| TO BE DONE |
Starting at the first line of the data, please print exactly those lines through the one that holds "const tickLabels = [25500, 25550, 25600, 25650];", omitting every picture.
* Begin *
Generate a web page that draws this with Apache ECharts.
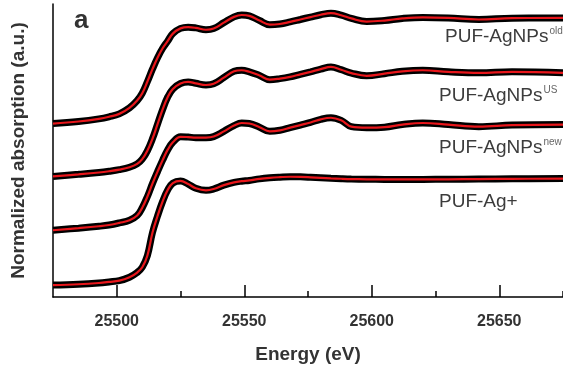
<!DOCTYPE html>
<html>
<head>
<meta charset="utf-8">
<script src="https://cdn.jsdelivr.net/npm/echarts@6/dist/echarts.min.js"></script>
<style>
  html, body { margin: 0; padding: 0; background: #ffffff; }
  #chart { width: 563px; height: 369px; }
</style>
</head>
<body>
<div id="chart"></div>
<script>
// Ag K-edge XANES, normalized absorption, shifted vertically for clarity
const energy = [25475, 25485, 25493, 25497, 25501, 25505, 25508, 25510, 25512, 25514,
  25516, 25518, 25520, 25522, 25525, 25528, 25531, 25535, 25538, 25542,
  25546, 25549, 25552, 25556, 25560, 25564, 25568, 25572, 25576, 25580,
  25584, 25588, 25592, 25598, 25605, 25612, 25620, 25630, 25642, 25655, 25675];

const muOld = [0, 0.02, 0.045, 0.065, 0.093, 0.15, 0.22, 0.29, 0.40, 0.52,
  0.63, 0.72, 0.79, 0.86, 0.91, 0.922, 0.915, 0.897, 0.908, 0.965,
  1.02, 1.038, 1.03, 0.985, 0.945, 0.952, 0.972, 0.995, 1.018, 1.04,
  1.055, 1.036, 1.005, 0.975, 0.985, 1.005, 1.015, 1.01, 0.995, 1.008, 1.01];

const muUS = [0, 0.02, 0.038, 0.05, 0.065, 0.088, 0.12, 0.165, 0.245, 0.36,
  0.50, 0.64, 0.76, 0.835, 0.888, 0.903, 0.89, 0.874, 0.885, 0.945,
  1.005, 1.015, 1.0, 0.965, 0.925, 0.935, 0.952, 0.976, 1.0, 1.025,
  1.047, 1.02, 0.988, 0.962, 0.982, 1.005, 1.015, 1.0, 0.99, 1.0, 0.99];

const muNew = [0, 0.02, 0.038, 0.05, 0.07, 0.095, 0.14, 0.215, 0.32, 0.445,
  0.56, 0.67, 0.77, 0.84, 0.893, 0.89, 0.885, 0.885, 0.895, 0.945,
  1.0, 1.025, 1.02, 0.985, 0.945, 0.955, 0.98, 1.005, 1.03, 1.06,
  1.075, 1.05, 0.99, 0.98, 0.985, 1.01, 1.025, 1.01, 0.99, 1.005, 1.01];

const muAgIon = [0, 0.008, 0.02, 0.03, 0.042, 0.075, 0.12, 0.17, 0.28, 0.50,
  0.66, 0.80, 0.91, 0.975, 0.995, 0.965, 0.925, 0.905, 0.918, 0.955,
  0.982, 0.993, 1.0, 1.015, 1.025, 1.031, 1.035, 1.034, 1.03, 1.025,
  1.02, 1.016, 1.013, 1.011, 1.01, 1.01, 1.01, 1.011, 1.013, 1.015, 1.018];

const sampleNames = ['PUF-AgNPs', 'PUF-AgNPs', 'PUF-AgNPs', 'PUF-Ag+'];
const sampleSups = ['old', 'US', 'new', ''];
const stackOffsets = [1.657, 1.152, 0.638, 0.114];
const spectra = [muOld, muUS, muNew, muAgIon];

const majorTicks = [25500, 25550, 25600, 25650];
const minorTicks = [25525, 25575, 25625, 25675];
const tickLabels = [25500, 25550, 25600, 25650];

const FONT = 'Liberation Sans, Arial, Helvetica, sans-serif';

function shifted(mu, off) {
  return energy.map((e, i) => [e, +(mu[i] + off).toFixed(4)]);
}

// measured points: heavy black trace
const measured = spectra.map((mu, k) => ({
  type: 'line',
  name: sampleNames[k] + ' data',
  data: shifted(mu, stackOffsets[k]),
  smooth: 0.4,
  showSymbol: false,
  lineStyle: { color: '#000000', width: 7 },
  z: 2,
  silent: true
}));

// fitted curves: thin red trace on top
const fitted = spectra.map((mu, k) => ({
  type: 'line',
  name: sampleNames[k] + ' fit',
  data: shifted(mu, stackOffsets[k]),
  smooth: 0.4,
  showSymbol: false,
  lineStyle: { color: '#e8161b', width: 2.2 },
  z: 3,
  silent: true
}));

const labelY = [37, 96, 148, 203];
const labelX = [445, 439, 439, 439];
const sampleLabels = sampleNames.map((n, k) => ({
  type: 'text',
  left: labelX[k],
  top: labelY[k] - 11,
  z: 10,
  style: {
    text: sampleSups[k] ? '{m|' + n + '}{s|' + sampleSups[k] + '}' : '{m|' + n + '}',
    rich: {
      m: { fontSize: 19, fontFamily: FONT, fill: '#3c3c3c', lineHeight: 22 },
      s: { fontSize: 10, fontFamily: FONT, fill: '#666666', verticalAlign: 'top', lineHeight: 22, padding: [0, 0, 8, 1] }
    }
  }
}));

const chart = echarts.init(document.getElementById('chart'), null, { renderer: 'canvas' });
chart.setOption({
  animation: false,
  backgroundColor: '#ffffff',
  grid: { left: 53, right: 0, top: 4, bottom: 71 },
  xAxis: [
    {
      type: 'value',
      min: 25475,
      max: 25675,
      interval: 25,
      position: 'bottom',
      axisLine: { show: true, lineStyle: { color: '#000', width: 1.5 } },
      axisTick: { show: true, inside: true, length: 12, customValues: majorTicks, lineStyle: { color: '#000', width: 1.5 } },
      axisLabel: {
        customValues: tickLabels,
        formatter: (v) => String(v),
        margin: 17,
        fontSize: 16,
        fontWeight: 'bold',
        fontFamily: FONT,
        color: '#333'
      },
      splitLine: { show: false },
      name: 'Energy (eV)',
      nameLocation: 'middle',
      nameGap: 48,
      nameTextStyle: { fontSize: 19, fontWeight: 'bold', fontFamily: FONT, color: '#333' }
    },
    {
      type: 'value',
      min: 25475,
      max: 25675,
      interval: 25,
      position: 'bottom',
      axisLine: { show: false },
      axisTick: { show: true, inside: true, length: 6, customValues: minorTicks, lineStyle: { color: '#000', width: 1.5 } },
      axisLabel: { show: false },
      splitLine: { show: false }
    }
  ],
  yAxis: {
    type: 'value',
    min: 0,
    max: 2.8,
    axisLine: { show: true, lineStyle: { color: '#000', width: 1.5 } },
    axisTick: { show: false },
    axisLabel: { show: false },
    splitLine: { show: false },
    name: 'Normalized absorption (a.u.)',
    nameLocation: 'middle',
    nameGap: 25,
    nameTextStyle: { fontSize: 19, fontWeight: 'bold', fontFamily: FONT, color: '#333' }
  },
  series: measured.concat(fitted),
  graphic: [
    {
      type: 'text',
      left: 74,
      top: 8,
      z: 10,
      style: { text: 'a', fontSize: 26, fontWeight: 'bold', fontFamily: FONT, fill: '#333' }
    }
  ].concat(sampleLabels)
});
</script>
</body>
</html>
* End *
| THE RESULT |
Generate a web page that draws this with Apache ECharts.
<!DOCTYPE html>
<html>
<head>
<meta charset="utf-8">
<script src="https://cdn.jsdelivr.net/npm/echarts@6/dist/echarts.min.js"></script>
<style>
  html, body { margin: 0; padding: 0; background: #ffffff; }
  #chart { width: 563px; height: 369px; }
</style>
</head>
<body>
<div id="chart"></div>
<script>
// Ag K-edge XANES, normalized absorption, shifted vertically for clarity
const energy = [25475, 25485, 25493, 25497, 25501, 25505, 25508, 25510, 25512, 25514,
  25516, 25518, 25520, 25522, 25525, 25528, 25531, 25535, 25538, 25542,
  25546, 25549, 25552, 25556, 25560, 25564, 25568, 25572, 25576, 25580,
  25584, 25588, 25592, 25598, 25605, 25612, 25620, 25630, 25642, 25655, 25675];

const muOld = [0, 0.02, 0.045, 0.065, 0.093, 0.15, 0.22, 0.29, 0.40, 0.52,
  0.63, 0.72, 0.79, 0.86, 0.91, 0.922, 0.915, 0.897, 0.908, 0.965,
  1.02, 1.038, 1.03, 0.985, 0.945, 0.952, 0.972, 0.995, 1.018, 1.04,
  1.055, 1.036, 1.005, 0.975, 0.985, 1.005, 1.015, 1.01, 0.995, 1.008, 1.01];

const muUS = [0, 0.02, 0.038, 0.05, 0.065, 0.088, 0.12, 0.165, 0.245, 0.36,
  0.50, 0.64, 0.76, 0.835, 0.888, 0.903, 0.89, 0.874, 0.885, 0.945,
  1.005, 1.015, 1.0, 0.965, 0.925, 0.935, 0.952, 0.976, 1.0, 1.025,
  1.047, 1.02, 0.988, 0.962, 0.982, 1.005, 1.015, 1.0, 0.99, 1.0, 0.99];

const muNew = [0, 0.02, 0.038, 0.05, 0.07, 0.095, 0.14, 0.215, 0.32, 0.445,
  0.56, 0.67, 0.77, 0.84, 0.893, 0.89, 0.885, 0.885, 0.895, 0.945,
  1.0, 1.025, 1.02, 0.985, 0.945, 0.955, 0.98, 1.005, 1.03, 1.06,
  1.075, 1.05, 0.99, 0.98, 0.985, 1.01, 1.025, 1.01, 0.99, 1.005, 1.01];

const muAgIon = [0, 0.008, 0.02, 0.03, 0.042, 0.075, 0.12, 0.17, 0.28, 0.50,
  0.66, 0.80, 0.91, 0.975, 0.995, 0.965, 0.925, 0.905, 0.918, 0.955,
  0.982, 0.993, 1.0, 1.015, 1.025, 1.031, 1.035, 1.034, 1.03, 1.025,
  1.02, 1.016, 1.013, 1.011, 1.01, 1.01, 1.01, 1.011, 1.013, 1.015, 1.018];

const sampleNames = ['PUF-AgNPs', 'PUF-AgNPs', 'PUF-AgNPs', 'PUF-Ag+'];
const sampleSups = ['old', 'US', 'new', ''];
const stackOffsets = [1.657, 1.152, 0.638, 0.114];
const spectra = [muOld, muUS, muNew, muAgIon];

const majorTicks = [25500, 25550, 25600, 25650];
const minorTicks = [25525, 25575, 25625, 25675];
const tickLabels = [25500, 25550, 25600, 25650];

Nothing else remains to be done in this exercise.